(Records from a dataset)
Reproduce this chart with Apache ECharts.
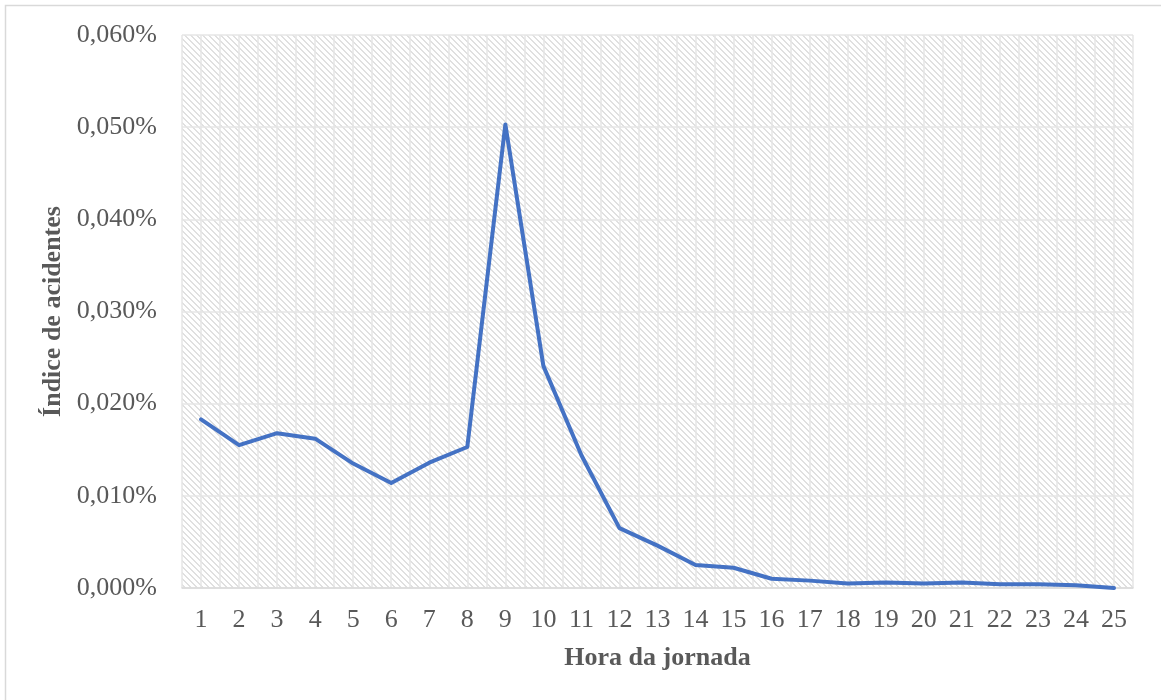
<!DOCTYPE html>
<html>
<head>
<meta charset="utf-8">
<script src="https://cdn.jsdelivr.net/npm/echarts@6/dist/echarts.min.js"></script>
<style>
  html, body { margin: 0; padding: 0; background: #fff; }
  #main { width: 1161px; height: 700px; }
</style>
</head>
<body>
<div id="main"></div>
<script>
// hours of the work day and accident index (in %)
var hours = [1, 2, 3, 4, 5, 6, 7, 8, 9, 10, 11, 12, 13, 14, 15, 16, 17, 18, 19, 20, 21, 22, 23, 24, 25];
var indice = [0.0183, 0.0155, 0.0168, 0.0162, 0.0135, 0.0114, 0.0136, 0.0153, 0.0503, 0.0241,
  0.0144, 0.0065, 0.0046, 0.0025, 0.0022, 0.0010, 0.0008, 0.0005, 0.0006, 0.0005,
  0.0006, 0.0004, 0.0004, 0.0003, 0.0000];
var yTicks = [0, 0.01, 0.02, 0.03, 0.04, 0.05, 0.06];

// hatch tile for the plot background
function makeHatch() {
  var c = document.createElement('canvas');
  c.width = 6; c.height = 6;
  var ctx = c.getContext('2d');
  ctx.fillStyle = '#ffffff';
  ctx.fillRect(0, 0, 6, 6);
  ctx.fillStyle = '#e0e0e0';
  for (var i = 0; i < 6; i++) {
    ctx.fillRect(i, i, 1, 1);
    ctx.fillRect(i, (i + 1) % 6, 1, 1);
  }
  return c;
}

var chart = echarts.init(document.getElementById('main'));
var font = '"Liberation Serif", "Times New Roman", serif';

var option = {
  animation: false,
  textStyle: { fontFamily: font },
  graphic: [{
    type: 'rect',
    shape: { x: 5.5, y: 5.5, width: 1180, height: 720 },
    style: { fill: 'none', stroke: '#d9d9d9', lineWidth: 1.5 },
    z: -1
  }],
  grid: {
    left: 182, right: 28, top: 35, bottom: 112,
    show: true,
    borderWidth: 0,
    backgroundColor: { image: makeHatch(), repeat: 'repeat' }
  },
  xAxis: {
    type: 'value',
    min: 0.5, max: 25.5, interval: 0.5,
    name: 'Hora da jornada',
    nameLocation: 'middle',
    nameGap: 57,
    nameTextStyle: { fontFamily: font, fontSize: 26, fontWeight: 'bold', color: '#595959' },
    axisLine: { show: true, lineStyle: { color: '#d9d9d9', width: 1.5 } },
    axisTick: { show: false },
    axisLabel: {
      fontFamily: font, fontSize: 26, color: '#595959', margin: 19,
      showMinLabel: true, showMaxLabel: true,
      formatter: function (v) { return Number.isInteger(v) ? String(v) : ''; }
    },
    splitLine: { show: true, lineStyle: { color: '#e6e6e6', width: 1.5 } }
  },
  yAxis: {
    type: 'value',
    min: yTicks[0], max: yTicks[yTicks.length - 1], interval: 0.01,
    name: 'Índice de acidentes',
    nameLocation: 'middle',
    nameGap: 112,
    nameTextStyle: { fontFamily: font, fontSize: 26, fontWeight: 'bold', color: '#595959' },
    axisLine: { show: false },
    axisTick: { show: false },
    axisLabel: {
      fontFamily: font, fontSize: 26, color: '#595959', margin: 25,
      formatter: function (v) { return v.toFixed(3).replace('.', ',') + '%'; }
    },
    splitLine: { show: true, lineStyle: { color: '#e6e6e6', width: 1.5 } }
  },
  series: [{
    type: 'line',
    data: hours.map(function (h, i) { return [h, indice[i]]; }),
    symbol: 'none',
    lineStyle: { color: '#4472C4', width: 4, cap: 'round', join: 'round' }
  }]
};
chart.setOption(option);
</script>
</body>
</html>
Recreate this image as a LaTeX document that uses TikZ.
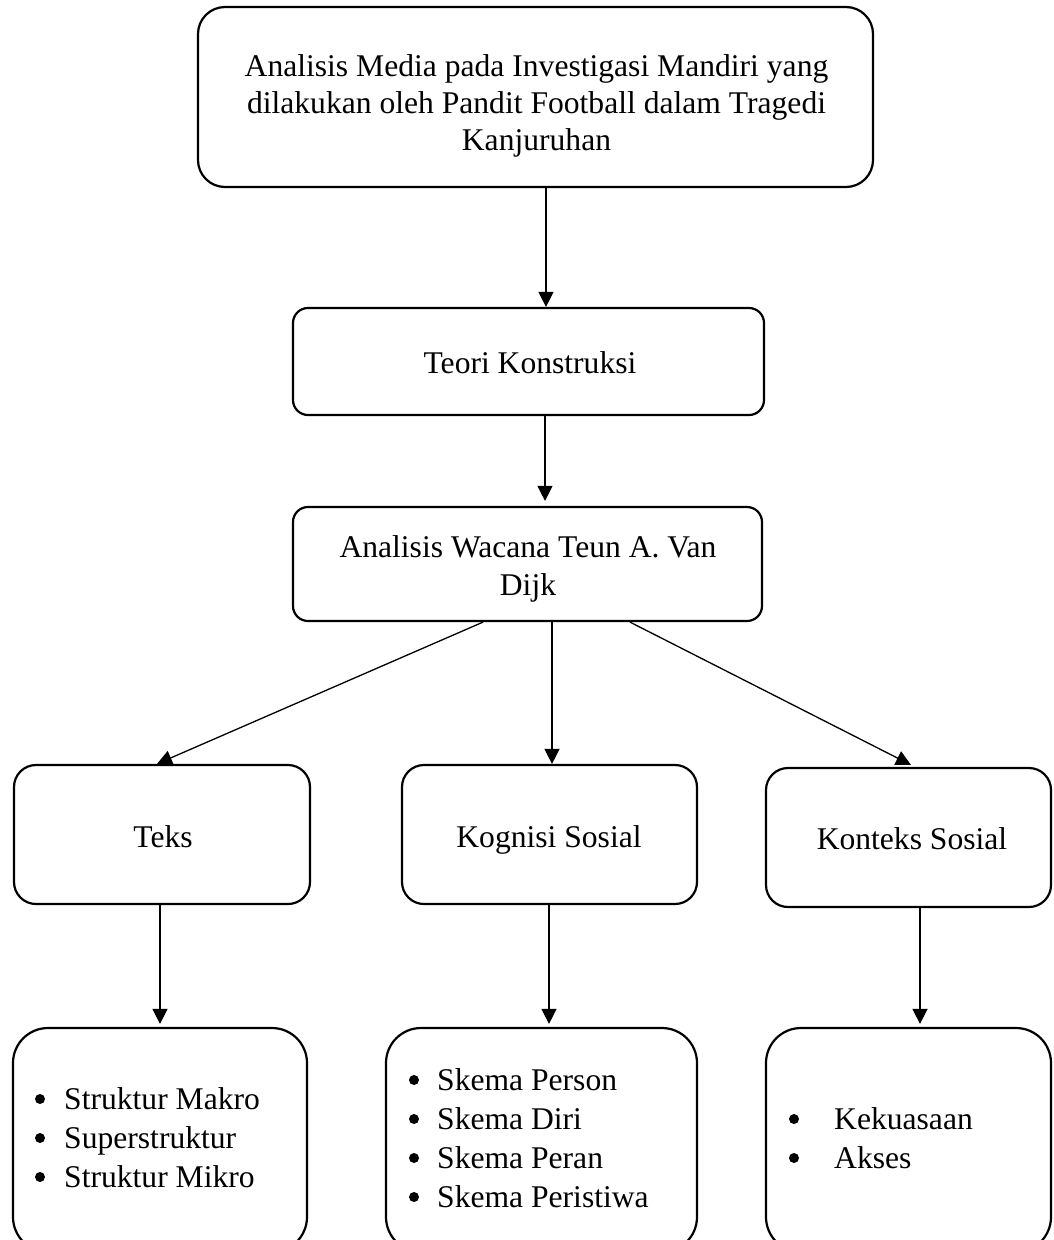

* _WHAT TO WORK ON_
Repeat the listing in full and exactly. Leave any pictures out.

* _CORRECT RESULT_
Reproduce this chart with Apache ECharts.
<!DOCTYPE html>
<html>
<head>
<meta charset="utf-8">
<script src="https://cdn.jsdelivr.net/npm/echarts@6/dist/echarts.min.js"></script>
<style>
  html, body { margin: 0; padding: 0; background: #fff; }
  #main { width: 1161px; height: 700px; }
</style>
</head>
<body>
<div id="main"></div>
<script>
// hours of the work day and accident index (in %)
var hours = [1, 2, 3, 4, 5, 6, 7, 8, 9, 10, 11, 12, 13, 14, 15, 16, 17, 18, 19, 20, 21, 22, 23, 24, 25];
var indice = [0.0183, 0.0155, 0.0168, 0.0162, 0.0135, 0.0114, 0.0136, 0.0153, 0.0503, 0.0241,
  0.0144, 0.0065, 0.0046, 0.0025, 0.0022, 0.0010, 0.0008, 0.0005, 0.0006, 0.0005,
  0.0006, 0.0004, 0.0004, 0.0003, 0.0000];
var yTicks = [0, 0.01, 0.02, 0.03, 0.04, 0.05, 0.06];

// hatch tile for the plot background
function makeHatch() {
  var c = document.createElement('canvas');
  c.width = 6; c.height = 6;
  var ctx = c.getContext('2d');
  ctx.fillStyle = '#ffffff';
  ctx.fillRect(0, 0, 6, 6);
  ctx.fillStyle = '#e0e0e0';
  for (var i = 0; i < 6; i++) {
    ctx.fillRect(i, i, 1, 1);
    ctx.fillRect(i, (i + 1) % 6, 1, 1);
  }
  return c;
}

var chart = echarts.init(document.getElementById('main'));
var font = '"Liberation Serif", "Times New Roman", serif';

var option = {
  animation: false,
  textStyle: { fontFamily: font },
  graphic: [{
    type: 'rect',
    shape: { x: 5.5, y: 5.5, width: 1180, height: 720 },
    style: { fill: 'none', stroke: '#d9d9d9', lineWidth: 1.5 },
    z: -1
  }],
  grid: {
    left: 182, right: 28, top: 35, bottom: 112,
    show: true,
    borderWidth: 0,
    backgroundColor: { image: makeHatch(), repeat: 'repeat' }
  },
  xAxis: {
    type: 'value',
    min: 0.5, max: 25.5, interval: 0.5,
    name: 'Hora da jornada',
    nameLocation: 'middle',
    nameGap: 57,
    nameTextStyle: { fontFamily: font, fontSize: 26, fontWeight: 'bold', color: '#595959' },
    axisLine: { show: true, lineStyle: { color: '#d9d9d9', width: 1.5 } },
    axisTick: { show: false },
    axisLabel: {
      fontFamily: font, fontSize: 26, color: '#595959', margin: 19,
      showMinLabel: true, showMaxLabel: true,
      formatter: function (v) { return Number.isInteger(v) ? String(v) : ''; }
    },
    splitLine: { show: true, lineStyle: { color: '#e6e6e6', width: 1.5 } }
  },
  yAxis: {
    type: 'value',
    min: yTicks[0], max: yTicks[yTicks.length - 1], interval: 0.01,
    name: 'Índice de acidentes',
    nameLocation: 'middle',
    nameGap: 112,
    nameTextStyle: { fontFamily: font, fontSize: 26, fontWeight: 'bold', color: '#595959' },
    axisLine: { show: false },
    axisTick: { show: false },
    axisLabel: {
      fontFamily: font, fontSize: 26, color: '#595959', margin: 25,
      formatter: function (v) { return v.toFixed(3).replace('.', ',') + '%'; }
    },
    splitLine: { show: true, lineStyle: { color: '#e6e6e6', width: 1.5 } }
  },
  series: [{
    type: 'line',
    data: hours.map(function (h, i) { return [h, indice[i]]; }),
    symbol: 'none',
    lineStyle: { color: '#4472C4', width: 4, cap: 'round', join: 'round' }
  }]
};
chart.setOption(option);
</script>
</body>
</html>
Recreate this image as a LaTeX document that uses TikZ.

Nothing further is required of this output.